Quite a trick, isn’t it? But according to Leonhardt, “On the one hand, climate change has led to a nationwide increase in heavy rainfall, because warmer air can hold more moisture than colder air…. In the Great Lakes region, the past five years have been the wettest half-decade on record…. On the other hand, the warming planet also serves to lower the lake’s and river’s water levels in a different way: Water evaporates more quickly in the heat. The result, as one expert says, is an emerging tug of war between evaporation and precipitation. In the best case scenario, the two would roughly cancel out, and the lake and river would always remain near their historical levels.
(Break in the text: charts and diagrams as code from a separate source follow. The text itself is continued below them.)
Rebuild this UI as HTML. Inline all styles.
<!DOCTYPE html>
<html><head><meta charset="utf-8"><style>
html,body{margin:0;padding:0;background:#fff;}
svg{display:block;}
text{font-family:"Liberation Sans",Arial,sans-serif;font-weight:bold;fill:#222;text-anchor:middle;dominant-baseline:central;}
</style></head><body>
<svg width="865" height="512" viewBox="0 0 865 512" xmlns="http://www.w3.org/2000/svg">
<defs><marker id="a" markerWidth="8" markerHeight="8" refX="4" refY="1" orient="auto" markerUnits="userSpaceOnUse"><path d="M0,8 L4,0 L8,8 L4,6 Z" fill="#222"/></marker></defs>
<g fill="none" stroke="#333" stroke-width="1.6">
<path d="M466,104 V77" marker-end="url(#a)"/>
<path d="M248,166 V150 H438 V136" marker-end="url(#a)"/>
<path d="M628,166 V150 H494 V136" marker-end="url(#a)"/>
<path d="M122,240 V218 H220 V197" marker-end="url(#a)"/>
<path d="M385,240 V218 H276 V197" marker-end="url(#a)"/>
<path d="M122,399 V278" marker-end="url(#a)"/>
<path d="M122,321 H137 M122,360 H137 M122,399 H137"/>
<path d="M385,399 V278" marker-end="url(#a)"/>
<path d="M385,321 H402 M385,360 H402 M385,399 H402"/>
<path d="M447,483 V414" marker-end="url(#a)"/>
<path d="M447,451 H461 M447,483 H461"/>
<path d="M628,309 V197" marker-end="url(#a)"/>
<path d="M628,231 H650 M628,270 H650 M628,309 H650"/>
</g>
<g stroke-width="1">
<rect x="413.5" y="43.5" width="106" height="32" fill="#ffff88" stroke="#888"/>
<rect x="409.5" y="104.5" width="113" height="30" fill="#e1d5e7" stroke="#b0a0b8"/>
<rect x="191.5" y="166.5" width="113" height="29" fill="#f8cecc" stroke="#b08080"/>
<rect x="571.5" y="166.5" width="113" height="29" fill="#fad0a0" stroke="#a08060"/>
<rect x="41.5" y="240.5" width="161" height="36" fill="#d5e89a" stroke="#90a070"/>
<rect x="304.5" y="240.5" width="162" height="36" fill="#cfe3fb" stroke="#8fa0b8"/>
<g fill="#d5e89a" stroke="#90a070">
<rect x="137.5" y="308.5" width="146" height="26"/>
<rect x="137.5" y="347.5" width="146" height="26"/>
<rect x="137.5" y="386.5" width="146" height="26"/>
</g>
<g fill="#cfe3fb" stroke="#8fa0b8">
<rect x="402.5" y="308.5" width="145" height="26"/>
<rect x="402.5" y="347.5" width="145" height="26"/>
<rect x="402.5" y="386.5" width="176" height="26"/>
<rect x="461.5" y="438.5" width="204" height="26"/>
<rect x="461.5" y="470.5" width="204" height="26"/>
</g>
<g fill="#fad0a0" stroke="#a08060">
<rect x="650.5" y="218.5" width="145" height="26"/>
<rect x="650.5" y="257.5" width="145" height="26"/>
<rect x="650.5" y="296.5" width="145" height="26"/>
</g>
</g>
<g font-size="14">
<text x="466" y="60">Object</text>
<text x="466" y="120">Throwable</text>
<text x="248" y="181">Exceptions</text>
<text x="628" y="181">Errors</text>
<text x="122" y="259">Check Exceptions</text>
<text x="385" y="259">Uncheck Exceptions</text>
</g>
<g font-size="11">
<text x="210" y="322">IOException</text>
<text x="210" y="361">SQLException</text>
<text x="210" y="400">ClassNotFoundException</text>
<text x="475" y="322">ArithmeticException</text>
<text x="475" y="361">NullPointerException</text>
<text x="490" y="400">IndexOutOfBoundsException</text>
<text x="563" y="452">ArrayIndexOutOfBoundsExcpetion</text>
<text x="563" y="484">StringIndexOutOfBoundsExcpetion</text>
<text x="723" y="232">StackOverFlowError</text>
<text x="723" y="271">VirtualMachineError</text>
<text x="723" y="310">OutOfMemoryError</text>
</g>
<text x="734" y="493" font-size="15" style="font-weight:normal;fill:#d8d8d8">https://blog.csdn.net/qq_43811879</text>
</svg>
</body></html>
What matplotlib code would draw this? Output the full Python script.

But that doesn’t seem to be happening.”

The concept that Lake Michigan would “always remain” near historical levels is nonsensical to anyone with the slightest familiarity with their historical variability. As we noted in our video on previous failed alarmism over the Great Lakes, historically they have fluctuated dramatically. And in geological terms, they don’t have historical levels because, for all their magnificent apparently permanence, they did not exist before the last glaciation carved them out.

Nature really is a very powerful force, not a fragile objet d’art that humans can smash with a careless touch. But these are mere details. The important point is that everything bad is an effect of climate change and all effects of climate change are bad. Even ones that cancel each other out or aren’t happening.

3 comments on “The climate over-under”

  1. It has long been an established belief in my family that all journalists are scum, scum of the Earth. Mind you, some are scummier than others.

    On the other hand, if you are merely an enabler for those in your organization that sell advertising space, which is as good a definition of newspaper journalism as any nowadays, you might perhaps be forgiven for slapping down any sort of nonsensical drivel as long as it might induce readers to subscribe to your journal.

  2. Obsidian arrow heads have recently been found on a ridge 100 feet below the surface of Lake Huron, which used to be above water 10,000 years ago because climate changes. So, yeah, let's talk about the historical water levels of the Great Lakes... (idiots!)